** SUPPLIED ENTRIES **
--- BEGIN ---

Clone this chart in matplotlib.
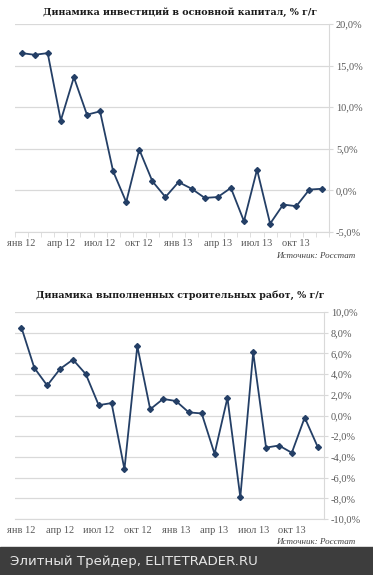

--- END ---
--- BEGIN ---

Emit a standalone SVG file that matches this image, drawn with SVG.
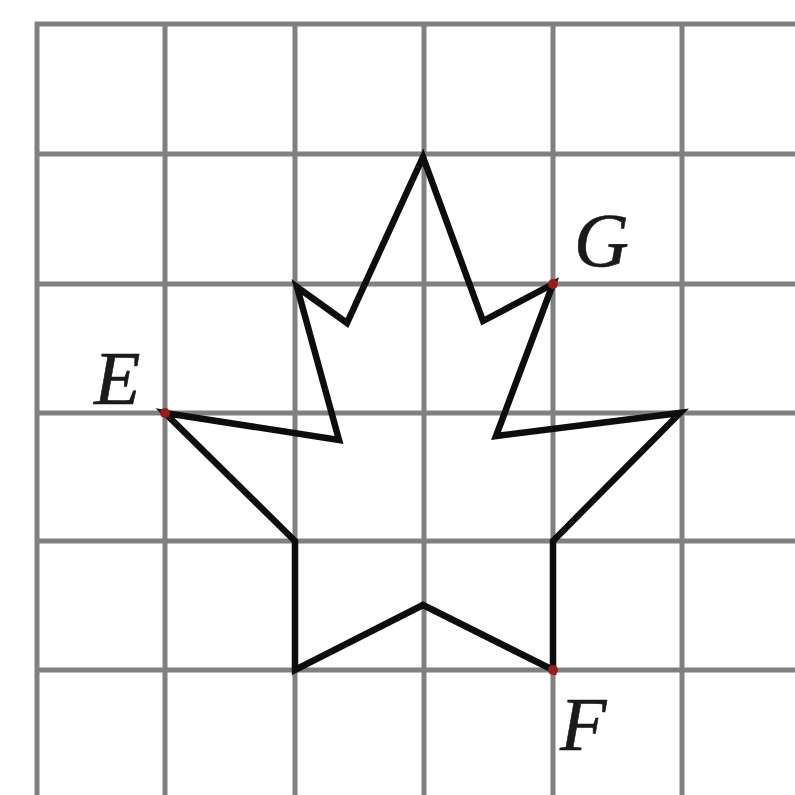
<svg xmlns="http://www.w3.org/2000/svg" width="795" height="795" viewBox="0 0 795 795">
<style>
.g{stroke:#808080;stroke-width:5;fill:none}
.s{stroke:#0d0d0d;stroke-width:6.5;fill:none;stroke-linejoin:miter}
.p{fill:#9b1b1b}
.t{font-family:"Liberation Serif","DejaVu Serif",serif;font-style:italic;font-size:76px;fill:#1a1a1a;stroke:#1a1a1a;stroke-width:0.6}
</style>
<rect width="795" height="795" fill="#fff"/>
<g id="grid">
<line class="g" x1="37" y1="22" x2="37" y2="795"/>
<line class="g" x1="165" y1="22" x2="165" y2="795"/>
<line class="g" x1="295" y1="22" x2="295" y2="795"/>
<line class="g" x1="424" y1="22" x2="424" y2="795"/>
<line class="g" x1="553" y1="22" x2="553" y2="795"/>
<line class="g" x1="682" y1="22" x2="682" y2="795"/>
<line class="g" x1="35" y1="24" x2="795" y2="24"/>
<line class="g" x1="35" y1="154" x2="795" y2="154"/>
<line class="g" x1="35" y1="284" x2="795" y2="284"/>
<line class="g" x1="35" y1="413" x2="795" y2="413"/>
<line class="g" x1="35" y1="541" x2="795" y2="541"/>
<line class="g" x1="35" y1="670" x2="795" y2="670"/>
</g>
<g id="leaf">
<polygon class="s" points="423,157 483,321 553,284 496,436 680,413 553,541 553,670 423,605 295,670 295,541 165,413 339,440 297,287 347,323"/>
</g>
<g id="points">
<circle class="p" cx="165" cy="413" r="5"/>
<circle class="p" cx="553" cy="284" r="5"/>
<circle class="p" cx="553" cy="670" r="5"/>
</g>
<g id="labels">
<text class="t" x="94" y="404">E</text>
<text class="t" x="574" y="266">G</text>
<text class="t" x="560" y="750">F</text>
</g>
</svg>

--- END ---

** DESCRIPTION OF THE TASK **
Find the word "this" in the material, then list each line that holds it.

** REPLY TO THE EXERCISE **
Clone this chart in matplotlib.
Emit a standalone SVG file that matches this image, drawn with SVG.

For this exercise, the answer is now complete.